#### MATERIAL
____________
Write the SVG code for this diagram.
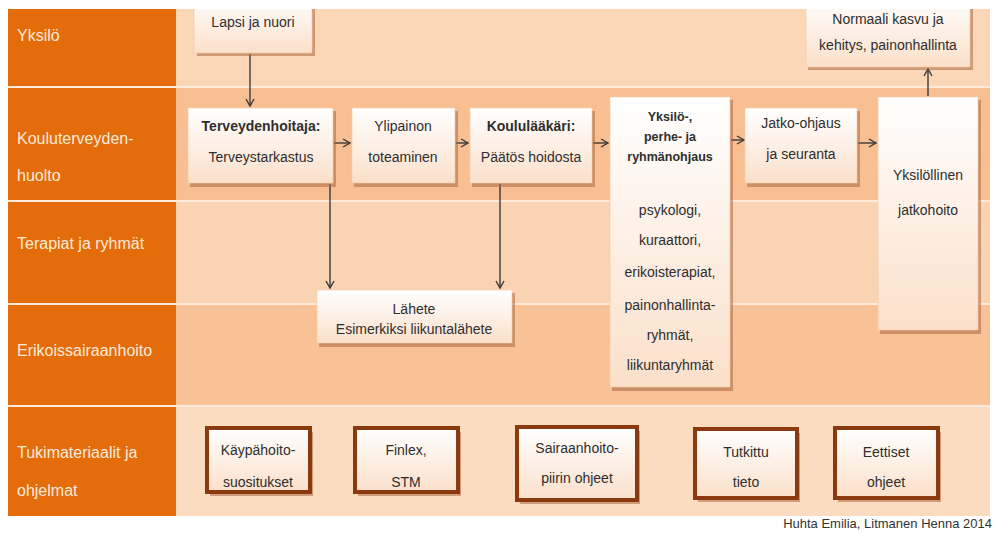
<svg xmlns="http://www.w3.org/2000/svg" width="994" height="534" viewBox="0 0 994 534">
<defs>
<style>
.lbl{font-family:"Liberation Sans",Arial,sans-serif;font-size:16px;fill:#FDEBDC}
.t{font-family:"Liberation Sans",Arial,sans-serif;font-size:14px;fill:#2E2E2E;text-anchor:middle}
.b{font-weight:bold}
.s{font-size:12.5px}
.node{fill:url(#ng);stroke:#F3C9A6;stroke-width:0.6}
.shadow{fill:#A9683F;opacity:0.55}
.tb{fill:url(#ng);stroke:#8A3A0E;stroke-width:4}
.conn{stroke:#3A3A3A;stroke-width:1.4;fill:none;marker-end:url(#ah)}
.sep{stroke:#FCEBDD;stroke-width:2}
</style>
<linearGradient id="ng" x1="0" y1="0" x2="0" y2="1">
<stop offset="0" stop-color="#FFFFFF"/>
<stop offset="1" stop-color="#FBE0CA"/>
</linearGradient>
<marker id="ah" markerWidth="10" markerHeight="10" refX="8" refY="5" orient="auto" markerUnits="userSpaceOnUse">
<path d="M1,1 L8,5 L1,9" fill="none" stroke="#3A3A3A" stroke-width="1.4"/>
</marker>
<clipPath id="clip"><rect x="0" y="9" width="994" height="525"/></clipPath>
</defs>
<rect x="0" y="0" width="994" height="534" fill="#FFFFFF"/>
<g clip-path="url(#clip)">
<g id="lanes">
<rect x="8" y="9" width="168" height="507" fill="#E46C0A"/>
<rect x="176" y="9" width="814" height="78" fill="#FBD6B7"/>
<rect x="176" y="87" width="814" height="114" fill="#F8C092"/>
<rect x="176" y="201" width="814" height="103" fill="#FAD3B2"/>
<rect x="176" y="304" width="814" height="102" fill="#F9C296"/>
<rect x="176" y="406" width="814" height="110" fill="#FCDCC0"/>
<line class="sep" x1="8" y1="87" x2="990" y2="87"/>
<line class="sep" x1="8" y1="201" x2="990" y2="201"/>
<line class="sep" x1="8" y1="304" x2="990" y2="304"/>
<line class="sep" x1="8" y1="406" x2="990" y2="406"/>
<text class="lbl" x="17" y="41">Yksilö</text>
<text class="lbl" x="17" y="144">Kouluterveyden-</text>
<text class="lbl" x="17" y="181">huolto</text>
<text class="lbl" x="17" y="249">Terapiat ja ryhmät</text>
<text class="lbl" x="17" y="356">Erikoissairaanhoito</text>
<text class="lbl" x="17" y="458">Tukimateriaalit ja</text>
<text class="lbl" x="17" y="496">ohjelmat</text>
</g>
<g id="connectors">
<line class="conn" x1="250" y1="54" x2="250" y2="106"/>
<line class="conn" x1="334" y1="143" x2="350" y2="143"/>
<line class="conn" x1="456" y1="143" x2="468" y2="143"/>
<line class="conn" x1="593" y1="143" x2="608" y2="143"/>
<line class="conn" x1="731" y1="140" x2="744" y2="140"/>
<line class="conn" x1="858" y1="143" x2="876" y2="143"/>
<line class="conn" x1="928" y1="96" x2="928" y2="69"/>
<line class="conn" x1="330" y1="184" x2="330" y2="288"/>
<line class="conn" x1="500" y1="184" x2="500" y2="288"/>
</g>
<g id="n-lapsi">
<rect class="shadow" x="197" y="0" width="118" height="56"/>
<rect class="node" x="194" y="-4" width="118" height="57"/>
<text class="t" x="253" y="27">Lapsi ja nuori</text>
</g>
<g id="n-terveydenhoitaja">
<rect class="shadow" x="190" y="111" width="146" height="76"/>
<rect class="node" x="188" y="108" width="145" height="75"/>
<text class="t b" x="261" y="131">Terveydenhoitaja:</text>
<text class="t" x="261" y="162">Terveystarkastus</text>
</g>
<g id="n-ylipainon">
<rect class="shadow" x="354" y="111" width="104" height="76"/>
<rect class="node" x="352" y="108" width="103" height="75"/>
<text class="t" x="403" y="131">Ylipainon</text>
<text class="t" x="403" y="162">toteaminen</text>
</g>
<g id="n-koululaakari">
<rect class="shadow" x="472" y="111" width="123" height="76"/>
<rect class="node" x="470" y="108" width="122" height="75"/>
<text class="t b" x="531" y="131">Koululääkäri:</text>
<text class="t" x="531" y="162">Päätös hoidosta</text>
</g>
<g id="n-yksilo-ohjaus">
<rect class="shadow" x="612" y="100" width="121" height="291"/>
<rect class="node" x="610" y="97" width="120" height="290"/>
<text class="t b s" x="670" y="121">Yksilö-,</text>
<text class="t b s" x="670" y="141">perhe- ja</text>
<text class="t b s" x="670" y="161">ryhmänohjaus</text>
<text class="t" x="670" y="215">psykologi,</text>
<text class="t" x="670" y="245">kuraattori,</text>
<text class="t" x="670" y="277">erikoisterapiat,</text>
<text class="t" x="670" y="310">painonhallinta-</text>
<text class="t" x="670" y="340">ryhmät,</text>
<text class="t" x="670" y="370">liikuntaryhmät</text>
</g>
<g id="n-jatko">
<rect class="shadow" x="747" y="111" width="113" height="76"/>
<rect class="node" x="745" y="108" width="112" height="75"/>
<text class="t" x="801" y="128">Jatko-ohjaus</text>
<text class="t" x="801" y="159">ja seuranta</text>
</g>
<g id="n-yksilollinen">
<rect class="shadow" x="880" y="100" width="101" height="234"/>
<rect class="node" x="878" y="97" width="100" height="233"/>
<text class="t" x="928" y="180">Yksilöllinen</text>
<text class="t" x="928" y="215">jatkohoito</text>
</g>
<g id="n-normaali">
<rect class="shadow" x="808" y="0" width="165" height="70"/>
<rect class="node" x="806" y="-4" width="164" height="71"/>
<text class="t" x="888" y="24">Normaali kasvu ja</text>
<text class="t" x="888" y="50">kehitys, painonhallinta</text>
</g>
<g id="n-lahete">
<rect class="shadow" x="319" y="293" width="196" height="54"/>
<rect class="node" x="317" y="290" width="195" height="53"/>
<text class="t" x="414" y="314">Lähete</text>
<text class="t" x="414" y="334">Esimerkiksi liikuntalähete</text>
</g>
<g id="n-kaypahoito">
<rect class="shadow" x="210" y="432" width="103" height="64"/>
<rect class="tb" x="207" y="428" width="103" height="64"/>
<text class="t" x="258" y="455">Käypähoito-</text>
<text class="t" x="258" y="487">suositukset</text>
</g>
<g id="n-finlex">
<rect class="shadow" x="358" y="432" width="103" height="64"/>
<rect class="tb" x="355" y="428" width="103" height="64"/>
<text class="t" x="406" y="455">Finlex,</text>
<text class="t" x="406" y="487">STM</text>
</g>
<g id="n-sairaanhoito">
<rect class="shadow" x="520" y="431" width="120" height="73"/>
<rect class="tb" x="517" y="427" width="120" height="73"/>
<text class="t" x="577" y="453">Sairaanhoito-</text>
<text class="t" x="577" y="483">piirin ohjeet</text>
</g>
<g id="n-tutkittu">
<rect class="shadow" x="698" y="433" width="102" height="69"/>
<rect class="tb" x="695" y="429" width="102" height="69"/>
<text class="t" x="746" y="457">Tutkittu</text>
<text class="t" x="746" y="487">tieto</text>
</g>
<g id="n-eettiset">
<rect class="shadow" x="838" y="432" width="103" height="70"/>
<rect class="tb" x="835" y="428" width="103" height="70"/>
<text class="t" x="886" y="457">Eettiset</text>
<text class="t" x="886" y="487">ohjeet</text>
</g>
</g>
<text x="992" y="528" text-anchor="end" style="font-family:'Liberation Sans',Arial,sans-serif;font-size:13px;fill:#333">Huhta Emilia, Litmanen Henna 2014</text>
</svg>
____________
#### WHAT THE EXERCISE ASKS
Make an exact copy of the data above, pictures excluded.

#### WRITTEN SOLUTION
Write the SVG code for this diagram.
<svg xmlns="http://www.w3.org/2000/svg" width="994" height="534" viewBox="0 0 994 534">
<defs>
<style>
.lbl{font-family:"Liberation Sans",Arial,sans-serif;font-size:16px;fill:#FDEBDC}
.t{font-family:"Liberation Sans",Arial,sans-serif;font-size:14px;fill:#2E2E2E;text-anchor:middle}
.b{font-weight:bold}
.s{font-size:12.5px}
.node{fill:url(#ng);stroke:#F3C9A6;stroke-width:0.6}
.shadow{fill:#A9683F;opacity:0.55}
.tb{fill:url(#ng);stroke:#8A3A0E;stroke-width:4}
.conn{stroke:#3A3A3A;stroke-width:1.4;fill:none;marker-end:url(#ah)}
.sep{stroke:#FCEBDD;stroke-width:2}
</style>
<linearGradient id="ng" x1="0" y1="0" x2="0" y2="1">
<stop offset="0" stop-color="#FFFFFF"/>
<stop offset="1" stop-color="#FBE0CA"/>
</linearGradient>
<marker id="ah" markerWidth="10" markerHeight="10" refX="8" refY="5" orient="auto" markerUnits="userSpaceOnUse">
<path d="M1,1 L8,5 L1,9" fill="none" stroke="#3A3A3A" stroke-width="1.4"/>
</marker>
<clipPath id="clip"><rect x="0" y="9" width="994" height="525"/></clipPath>
</defs>
<rect x="0" y="0" width="994" height="534" fill="#FFFFFF"/>
<g clip-path="url(#clip)">
<g id="lanes">
<rect x="8" y="9" width="168" height="507" fill="#E46C0A"/>
<rect x="176" y="9" width="814" height="78" fill="#FBD6B7"/>
<rect x="176" y="87" width="814" height="114" fill="#F8C092"/>
<rect x="176" y="201" width="814" height="103" fill="#FAD3B2"/>
<rect x="176" y="304" width="814" height="102" fill="#F9C296"/>
<rect x="176" y="406" width="814" height="110" fill="#FCDCC0"/>
<line class="sep" x1="8" y1="87" x2="990" y2="87"/>
<line class="sep" x1="8" y1="201" x2="990" y2="201"/>
<line class="sep" x1="8" y1="304" x2="990" y2="304"/>
<line class="sep" x1="8" y1="406" x2="990" y2="406"/>
<text class="lbl" x="17" y="41">Yksilö</text>
<text class="lbl" x="17" y="144">Kouluterveyden-</text>
<text class="lbl" x="17" y="181">huolto</text>
<text class="lbl" x="17" y="249">Terapiat ja ryhmät</text>
<text class="lbl" x="17" y="356">Erikoissairaanhoito</text>
<text class="lbl" x="17" y="458">Tukimateriaalit ja</text>
<text class="lbl" x="17" y="496">ohjelmat</text>
</g>
<g id="connectors">
<line class="conn" x1="250" y1="54" x2="250" y2="106"/>
<line class="conn" x1="334" y1="143" x2="350" y2="143"/>
<line class="conn" x1="456" y1="143" x2="468" y2="143"/>
<line class="conn" x1="593" y1="143" x2="608" y2="143"/>
<line class="conn" x1="731" y1="140" x2="744" y2="140"/>
<line class="conn" x1="858" y1="143" x2="876" y2="143"/>
<line class="conn" x1="928" y1="96" x2="928" y2="69"/>
<line class="conn" x1="330" y1="184" x2="330" y2="288"/>
<line class="conn" x1="500" y1="184" x2="500" y2="288"/>
</g>
<g id="n-lapsi">
<rect class="shadow" x="197" y="0" width="118" height="56"/>
<rect class="node" x="194" y="-4" width="118" height="57"/>
<text class="t" x="253" y="27">Lapsi ja nuori</text>
</g>
<g id="n-terveydenhoitaja">
<rect class="shadow" x="190" y="111" width="146" height="76"/>
<rect class="node" x="188" y="108" width="145" height="75"/>
<text class="t b" x="261" y="131">Terveydenhoitaja:</text>
<text class="t" x="261" y="162">Terveystarkastus</text>
</g>
<g id="n-ylipainon">
<rect class="shadow" x="354" y="111" width="104" height="76"/>
<rect class="node" x="352" y="108" width="103" height="75"/>
<text class="t" x="403" y="131">Ylipainon</text>
<text class="t" x="403" y="162">toteaminen</text>
</g>
<g id="n-koululaakari">
<rect class="shadow" x="472" y="111" width="123" height="76"/>
<rect class="node" x="470" y="108" width="122" height="75"/>
<text class="t b" x="531" y="131">Koululääkäri:</text>
<text class="t" x="531" y="162">Päätös hoidosta</text>
</g>
<g id="n-yksilo-ohjaus">
<rect class="shadow" x="612" y="100" width="121" height="291"/>
<rect class="node" x="610" y="97" width="120" height="290"/>
<text class="t b s" x="670" y="121">Yksilö-,</text>
<text class="t b s" x="670" y="141">perhe- ja</text>
<text class="t b s" x="670" y="161">ryhmänohjaus</text>
<text class="t" x="670" y="215">psykologi,</text>
<text class="t" x="670" y="245">kuraattori,</text>
<text class="t" x="670" y="277">erikoisterapiat,</text>
<text class="t" x="670" y="310">painonhallinta-</text>
<text class="t" x="670" y="340">ryhmät,</text>
<text class="t" x="670" y="370">liikuntaryhmät</text>
</g>
<g id="n-jatko">
<rect class="shadow" x="747" y="111" width="113" height="76"/>
<rect class="node" x="745" y="108" width="112" height="75"/>
<text class="t" x="801" y="128">Jatko-ohjaus</text>
<text class="t" x="801" y="159">ja seuranta</text>
</g>
<g id="n-yksilollinen">
<rect class="shadow" x="880" y="100" width="101" height="234"/>
<rect class="node" x="878" y="97" width="100" height="233"/>
<text class="t" x="928" y="180">Yksilöllinen</text>
<text class="t" x="928" y="215">jatkohoito</text>
</g>
<g id="n-normaali">
<rect class="shadow" x="808" y="0" width="165" height="70"/>
<rect class="node" x="806" y="-4" width="164" height="71"/>
<text class="t" x="888" y="24">Normaali kasvu ja</text>
<text class="t" x="888" y="50">kehitys, painonhallinta</text>
</g>
<g id="n-lahete">
<rect class="shadow" x="319" y="293" width="196" height="54"/>
<rect class="node" x="317" y="290" width="195" height="53"/>
<text class="t" x="414" y="314">Lähete</text>
<text class="t" x="414" y="334">Esimerkiksi liikuntalähete</text>
</g>
<g id="n-kaypahoito">
<rect class="shadow" x="210" y="432" width="103" height="64"/>
<rect class="tb" x="207" y="428" width="103" height="64"/>
<text class="t" x="258" y="455">Käypähoito-</text>
<text class="t" x="258" y="487">suositukset</text>
</g>
<g id="n-finlex">
<rect class="shadow" x="358" y="432" width="103" height="64"/>
<rect class="tb" x="355" y="428" width="103" height="64"/>
<text class="t" x="406" y="455">Finlex,</text>
<text class="t" x="406" y="487">STM</text>
</g>
<g id="n-sairaanhoito">
<rect class="shadow" x="520" y="431" width="120" height="73"/>
<rect class="tb" x="517" y="427" width="120" height="73"/>
<text class="t" x="577" y="453">Sairaanhoito-</text>
<text class="t" x="577" y="483">piirin ohjeet</text>
</g>
<g id="n-tutkittu">
<rect class="shadow" x="698" y="433" width="102" height="69"/>
<rect class="tb" x="695" y="429" width="102" height="69"/>
<text class="t" x="746" y="457">Tutkittu</text>
<text class="t" x="746" y="487">tieto</text>
</g>
<g id="n-eettiset">
<rect class="shadow" x="838" y="432" width="103" height="70"/>
<rect class="tb" x="835" y="428" width="103" height="70"/>
<text class="t" x="886" y="457">Eettiset</text>
<text class="t" x="886" y="487">ohjeet</text>
</g>
</g>
<text x="992" y="528" text-anchor="end" style="font-family:'Liberation Sans',Arial,sans-serif;font-size:13px;fill:#333">Huhta Emilia, Litmanen Henna 2014</text>
</svg>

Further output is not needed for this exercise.